Description of problem: Cinder volumes taking to much time to be reloaded. Related PR in github for k8s: https://github.com/kubernetes/kubernetes/pull/56846 Possibly related to https://bugzilla.redhat.com/show_bug.cgi?id=1481729 Version-Release number of selected component (if applicable): OpenShift Container Platform 3.7 How reproducible: Steps to Reproduce: 1. 2. 3. Actual results: Expected results: Master Log: Node Log (of failed PODs): PV Dump: PVC Dump: StorageClass Dump (if StorageClass used by PV/PVC): Additional info:
https://github.com/kubernetes/kubernetes/pull/56846 PR is ready for merge. We are just waiting for someone with approver access to approve it (I have already lgtmed it).

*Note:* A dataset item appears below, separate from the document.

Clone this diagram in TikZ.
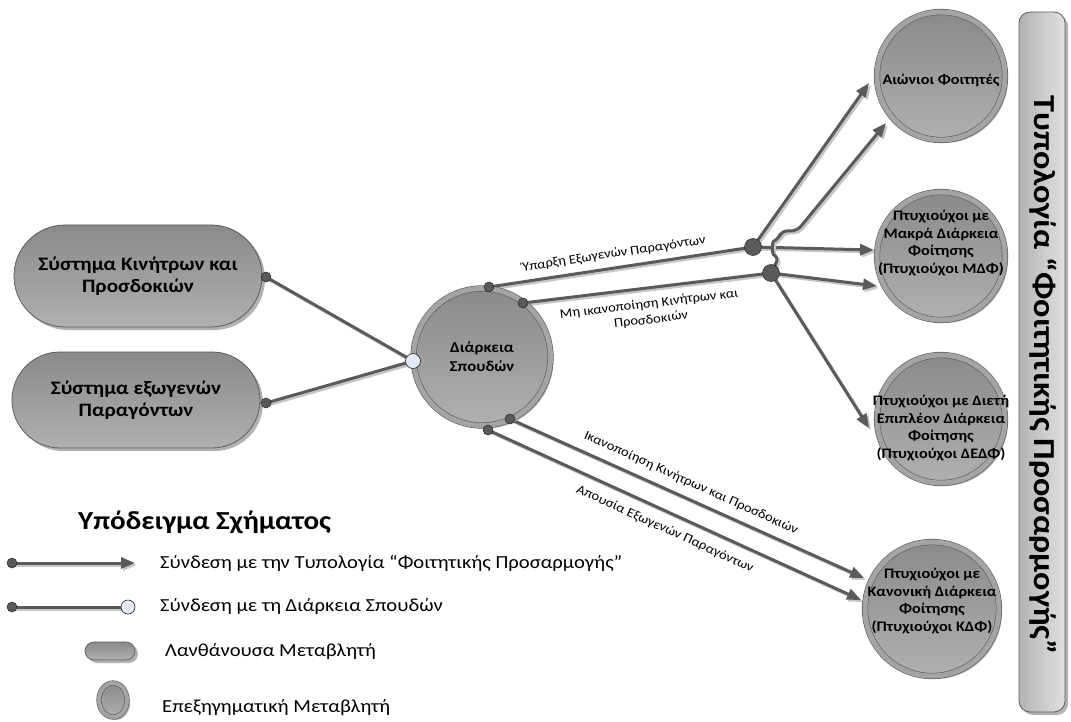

yeah I was about to post -he aformentioned patch isn't suppposed to fix Multi-Attach error. It fixes two cases: 1. On Cinder, we were never detaching volumes from shutdown nodes. So if a node was running a DC and you brought it down - then the pod on new node will fail to start. Can we verify if that is fixed? 2. if volume information is lost from A/D controller's ActualStateOfWorld - the patch uses same dangling volume mechanism in AWS to correct the error.
What I did: 1. Started up a cluster with 1 master and 2 nodes 2. Created a cinder PVC/PV 3. Created a pod using the PVC 4. Shut down the node the pod was running on and waited for the pod to disappear from the API server 5. Started the same pod (using the same, already attached PV) again I verified the pod came up again. This looks to be the case #1. I guess I need one more test (restarting the controller after the pod disappears).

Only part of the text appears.